There’s one particular lesson that the Powers-that-Be repeated for me over and over as I met with clients and worked with them to help them overcome their health issues: Until a person is ready to heal, no power in the world can make them do so. Once they’re ready, nothing can stop them.

Something else I discovered along the way is that people will ask for all sorts of help even though they’re not actually ready to heal yet. Maybe they’re not being honest with themselves; we all face that issue from time to time. Or maybe they’re being pressured by friends or family to seek assistance. Or maybe – and this one really stung when I realized it had happened to me with a few clients – maybe they have no intention at all of healing because they’re getting too much mileage out of their health issues, but they make a big show of asking for help from every possible source in order to cover up the fact that, underneath it all, they’re perfectly happy being sick. There’s an awful lot that goes on in terms of people’s health and wellbeing beyond what they actually say and do in broad daylight.
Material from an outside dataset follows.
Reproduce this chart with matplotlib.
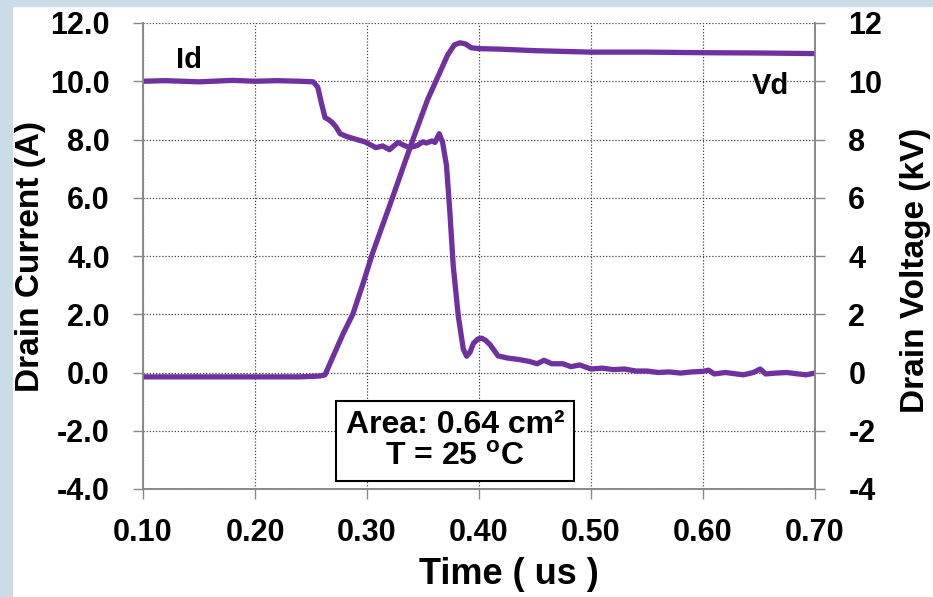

I’m telling you all this because one of the big ‘rules of doing healing magic’ that many Pagans insist on is that you ask the person for permission before doing anything for them. What I’m saying is, asking may not get to the truth. In fact, the person you ask may not even be aware of their own truth in the matter. And unless you’re some sort of omnipotent deity, you simply can’t look into a person’s psyche and figure it out yourself.

What about those other examples I listed: a child or a person in a coma? A child may not really understand the situation if asked, and their parent or guardian may have their own agenda (well-intentioned or otherwise) that conflicts with the child’s. Yes, it happens, and we can’t look into other people’s hearts and magically (ha!) know what’s really going on. And obviously, you can’t ask a person in a coma whether they want to get better or whether they’re ready to move on out of this life.

So what’s an ethically responsible Pagan to do?

I can’t tell you what you should do (ethics is a deeply personal matter) but I can share what I do, and to me, it’s mostly a matter of respect and careful wording of intention. In a sense, it’s the magical version of holding out a tray of food to the person and letting them take whatever they like, as much or as little or nothing at all.

Whenever I offer healing to anyone, whether it’s an in-person Reiki session or a long-distance healing spell, I frame it with the intent that the energy will go toward whatever they need it for most at the moment. That may be a miraculous cure or a swift and painless death. As Pagans, it behooves us to understand that death is a part of the natural cycle and is not a failure, as much as the mainstream medical community might like us to view it that way. And yes, I consider that if an easy death is what the person needs and wants, that counts as healing. I can’t know what the person needs most, but on some level they do (or their higher self, guardians, guides, and so on).

I also add a second condition to all the healing work I do: The person may accept or reject as much of it as they please. They make take it all, for whatever they need it for at the time, or choose to receive some of it, or say no to every last bit. Any healing energy they don’t want will simply return to Source; I always make sure to specify that in any healing work I do. It’s not my place to insist that anyone accept whatever energy I’m sending to them, even if they’ve said that’s what they want. (See the section above about where a person’s truth lies.)

What if the person rejects it all? Have I wasted my time and energy? Why bother in the first place?

For me, I continue to offer healing because I can and because the possibility remains that the person to whom I am sending it may choose to accept it. It’s kind of like smiling at a stranger: They may accept my friendly gesture and allow it to add a tiny bit of positivity to their day, or they may not. But I’m not going to quit smiling at people simply because some of them scowl and turn away from me, because the little bit of good that smile does for the people who choose to accept it makes the world a better place. And to me, that’s ultimately what magic is all about: making the world a better place.

In the name of the Bee - And of the Butterfly - And of the Breeze - Amen!